Scenario 2: The Cramming During Audit
Security dumped a 10,000-line spreadsheet onto the Operations team—a classic case of throwing 'rotten tomatoes' over the wall. The boss pulled five engineers into the fire, but the early momentum was an illusion. As they hit the 100th vulnerability, reality set in: dependencies were tangled, and the business refused to grant the necessary maintenance windows. Soon, the engineers were diverted to the next 'loud' initiative, and the security risk was quietly 'accepted' in the form of risk acceptance paper. Fixing issues gets burried once again in priorities.
The Correction-to-Innovation Flywheel: Treating Debt as a Scouting Mission
Most organizations see a vulnerability or a legacy bug as a "interruption." In a Transformation Mandate, we invert this logic. We treat the crisis as the "Alpha Phase" of a permanent modernization.

Phase 1: The Tactical Strike (Clearing the Path)
We don't just "patch" the issue; we use it to build the Transformation Muscle.
Issues Classification & Prioritization: Grouping technical debt not by "date," but by "risk and blast radius."
The "Fixer" Task Force: Formulating a cross-functional squad (Security, Engineers, SMEs, and PMs).
The Execution: The actual work of fixing the debt.
Phase 2: The "Mapped Territory" (The Pivot Point)

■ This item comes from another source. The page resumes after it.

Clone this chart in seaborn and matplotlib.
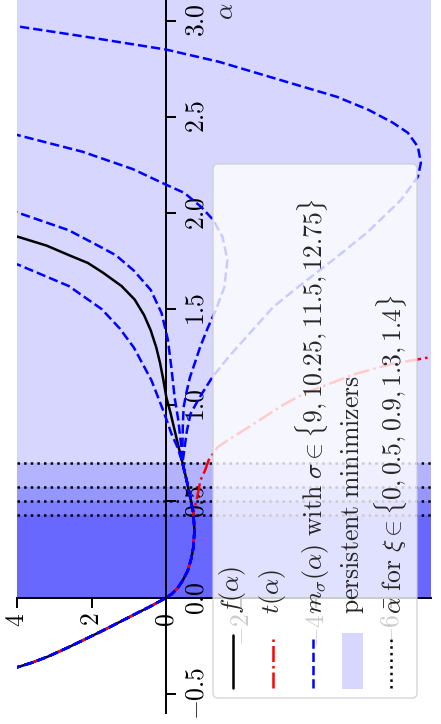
import numpy as np
import pandas as pd
import matplotlib
matplotlib.use("Agg")
import matplotlib.pyplot as plt
import seaborn as sns
from matplotlib.ticker import FuncFormatter, FixedLocator
from matplotlib.transforms import IdentityTransform
from matplotlib.patches import FancyBboxPatch, Rectangle
from matplotlib.lines import Line2D

# ---------------- data ----------------
# common branch shared by f, t and every m_sigma
alpha_low = [-0.40, -0.363, -0.34, -0.308, -0.255, -0.20, -0.16, -0.117, -0.08, -0.047, 0.0,
             0.02, 0.05, 0.09, 0.14, 0.20, 0.26, 0.35, 0.44]
val_low = [4.7, 4.0, 3.62, 3.18, 2.58, 2.0, 1.58, 1.15, 0.78, 0.44, 0.0,
           -0.15, -0.3, -0.44, -0.57, -0.66, -0.72, -0.75, -0.72]
alpha_mid = [0.52, 0.61, 0.70]
val_mid = [-0.64, -0.54, -0.43]

# f(alpha) after the common branch
alpha_f = [0.78, 0.87, 0.96, 1.04, 1.13, 1.22, 1.30, 1.39, 1.47, 1.55, 1.62, 1.69,
           1.74, 1.78, 1.83, 1.875, 1.92]
val_f = [-0.33, -0.22, -0.11, 0.0, 0.08, 0.17, 0.27, 0.42, 0.6, 0.85, 1.2, 1.7,
         2.1, 2.6, 3.2, 3.95, 4.8]

# t(alpha) after the common branch
alpha_t = [0.52, 0.61, 0.66, 0.715, 0.783, 0.835, 0.924, 1.0, 1.063, 1.16, 1.214, 1.25, 1.27]
val_t = [-0.82, -0.91, -1.03, -1.13, -1.37, -1.78, -2.5, -3.1, -3.7, -5.0, -6.0, -7.05, -7.9]

# m_sigma(alpha) after the common branch, sigma in {9, 10.25, 11.5, 12.75}
sigmas = [9, 10.25, 11.5, 12.75]
alpha_m9 = [0.78, 0.854, 0.96, 1.13, 1.30, 1.40, 1.50, 1.62, 1.73, 1.78]
val_m9 = [-0.3, -0.13, 0.06, 0.4, 0.87, 1.25, 1.73, 2.61, 3.95, 4.8]
alpha_m10 = [0.78, 0.92, 1.04, 1.20, 1.34, 1.48, 1.60, 1.70, 1.78, 1.82, 1.91, 2.0, 2.05]
val_m10 = [-0.40, -0.32, -0.22, -0.13, -0.04, 0.13, 0.42, 0.87, 1.35, 1.73, 2.61, 3.95, 4.8]
alpha_m11 = [0.80, 0.90, 0.99, 1.07, 1.146, 1.22, 1.302, 1.40, 1.495, 1.615, 1.755, 1.875,
             1.964, 2.031, 2.104, 2.146, 2.186, 2.228, 2.318, 2.406, 2.45]
val_m11 = [-0.43, -0.44, -0.46, -0.54, -0.63, -0.76, -0.9, -1.1, -1.32, -1.55, -1.63, -1.5,
           -1.25, -0.93, -0.48, 0.0, 0.44, 0.9, 2.24, 4.0, 4.8]
alpha_m12 = [0.80, 0.87, 0.958, 1.045, 1.15, 1.26, 1.375, 1.51, 1.60, 1.755, 1.896, 2.068,
             2.188, 2.26, 2.344, 2.417, 2.469, 2.536, 2.604, 2.682, 2.786, 2.849, 2.917,
             2.969, 3.01]
val_m12 = [-0.5, -0.55, -0.65, -0.9, -1.24, -1.7, -2.23, -2.85, -3.42, -4.45, -5.35, -6.27,
           -6.72, -6.8, -6.72, -6.45, -6.05, -5.4, -4.55, -3.2, -1.4, 0.0, 2.19, 3.95, 5.0]

# persistent minimizers: alpha_bar for xi in {0, 0.5, 0.9, 1.3, 1.4}
xis = [0, 0.5, 0.9, 1.3, 1.4]
alpha_bar = [3.5, 0.698, 0.573, 0.5, 0.427]

alpha_ticks = [-0.5, 0.0, 0.5, 1.0, 1.5, 2.0, 2.5, 3.0]
value_ticks = [-6, -4, -2, 0, 2, 4]

# ---------------- style ----------------
sns.set_style("white")
plt.rcParams.update({
    "mathtext.fontset": "cm",
    "font.family": ["DejaVu Serif"],
    "axes.unicode_minus": True,
})

W, H = 441, 724
FS = 18.5
LW = 1.8
fig = plt.figure(figsize=(W / 100, H / 100), dpi=100)
ax = fig.add_axes([16.7 / W, 11 / H, (431 - 16.7) / W, 713 / H])
ax.set_facecolor("white")

for ab in alpha_bar:
    ax.axhspan(0, ab, color="blue", alpha=0.16, lw=0, zorder=0.5)
for ab in alpha_bar:
    ax.axhline(ab, color="black", ls=":", lw=LW, zorder=1)


def draw(a, v, **kw):
    df = pd.DataFrame({"alpha": a, "value": v})
    sns.lineplot(data=df, x="value", y="alpha", sort=False, estimator=None,
                 ax=ax, zorder=3, **kw)


draw(alpha_low + alpha_mid + alpha_f, val_low + val_mid + val_f, color="black", linewidth=LW)
draw(alpha_low + alpha_t, val_low + val_t, color="red", linewidth=LW, linestyle="-.")
for am, vm in [(alpha_m9, val_m9), (alpha_m10, val_m10), (alpha_m11, val_m11), (alpha_m12, val_m12)]:
    draw(alpha_low + alpha_mid + am, val_low + val_mid + vm, color="blue", linewidth=LW,
         linestyle="--")

ax.set_xlabel("")
ax.set_ylabel("")
ax.set_xlim(4.0, -7.07)
ax.set_ylim(-0.6, 3.107)

for s in ["left", "top"]:
    ax.spines[s].set_visible(False)
ax.spines["right"].set_position(("data", 0))
ax.spines["bottom"].set_position(("data", 0))
for s in ["right", "bottom"]:
    ax.spines[s].set_linewidth(1.4)
    ax.spines[s].set_color("black")
    ax.spines[s].set_zorder(2.6)

ax.xaxis.set_major_locator(FixedLocator(value_ticks))
ax.yaxis.set_major_locator(FixedLocator(alpha_ticks))


def fmt_int(v, pos):
    s = f"{abs(v):.0f}"
    return rf"$-\mathrm{{{s}}}$" if v < 0 else rf"$\mathrm{{{s}}}$"


def fmt_one(v, pos):
    s = f"{abs(v):.1f}"
    return rf"$-\mathrm{{{s}}}$" if v < 0 else rf"$\mathrm{{{s}}}$"


ax.xaxis.set_major_formatter(FuncFormatter(fmt_int))
ax.yaxis.set_major_formatter(FuncFormatter(fmt_one))
ax.yaxis.tick_right()
ax.xaxis.tick_bottom()
ax.tick_params(axis="x", direction="out", length=7, width=1.4, labelsize=FS,
               labelrotation=90, pad=4, colors="black")
ax.tick_params(axis="y", direction="out", length=7, width=1.4, labelsize=FS,
               labelrotation=90, pad=5, colors="black", right=True, left=False,
               labelright=True, labelleft=False)
plt.setp(ax.get_yticklabels(), va="center")

# axis label alpha (placed at the top end of the alpha axis)
idt = IdentityTransform()
fig.text(226, H - 11, r"$\alpha$", transform=idt, rotation=90, ha="center",
         va="center", fontsize=FS)

# ---------------- rotated legend ----------------
box = FancyBboxPatch((213, H - 698), 417 - 213, 698 - 164,
                     boxstyle="round,pad=0,rounding_size=5", transform=idt,
                     facecolor="white", edgecolor="0.8", lw=1.0, alpha=0.8, zorder=5)
fig.add_artist(box)

labels = [
    r"$f(\alpha)$",
    r"$t(\alpha)$",
    r"$m_\sigma(\alpha)\ \mathrm{with}\ \sigma\in\{\mathrm{9, 10.25, 11.5, 12.75}\}$",
    r"$\mathrm{persistent\ minimizers}$",
    r"$\bar{\alpha}\ \mathrm{for}\ \xi\in\{\mathrm{0, 0.5, 0.9, 1.3, 1.4}\}$",
]
cols = [233, 273, 313, 352, 391]
styles = [dict(color="black", ls="-"), dict(color="red", ls="-."),
          dict(color="blue", ls="--"), None, dict(color="black", ls=":")]
for xc, lab, st in zip(cols, labels, styles):
    if st is None:
        fig.add_artist(Rectangle((xc - 10.5, H - 689), 21, 56, transform=idt,
                                 facecolor="blue", alpha=0.16, lw=0, zorder=6))
    else:
        fig.add_artist(Line2D([xc, xc], [H - 688, H - 635], transform=idt,
                              lw=LW, zorder=6, **st))
    fig.text(xc, H - 614, lab, transform=idt, rotation=90, ha="center",
             va="bottom", fontsize=FS, zorder=7)

fig.savefig("out.png", dpi=100)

Once the fix is deployed, the project isn't over—it’s just become valuable. During Phase 1, the team inadvertently mapped the "Corporate Labyrinth":
They identified the hidden stakeholders and approval bottlenecks.
They documented the "how-to" for systems everyone was afraid to touch.
They discovered the common mistakes and brittle dependencies.
Phase 3: The Transformation Leap (The Final Goal)
Now that the path is mapped and the "fear" is gone, the team enters the Automation & Guardrail stage.
Enhancement: We don't just leave the fix; we improve the architecture.
Guardrails: We implement Policy-as-Code so that this specific debt can never be created again.
Automation: We take the "manual steps" discovered in Phase 1 and turn them into a self-service CI/CD pipeline.
Final Thoughts
True transformation happens when we stop seeing a vulnerability as an interruption and start seeing it as a catalyst. By following the "Fix-to-Future" flywheel—Formulation, Classification, Prioritization, and finally, Automation—we turn a soul-crushing "clean-up" into a high-velocity innovation engine. We don’t just walk away once the fix is done. We stay to build the "Golden Path" that ensures that specific debt never returns. This isn't just maintenance; it is Technical Debt Extinction.
Disclaimer:
The views and opinions expressed in this article are my own and do not necessarily reflect the official policy or position of my current or previous employers. Any strategies or scenarios discussed are based on personal observations and industry trends; any similarity is purely coincidental.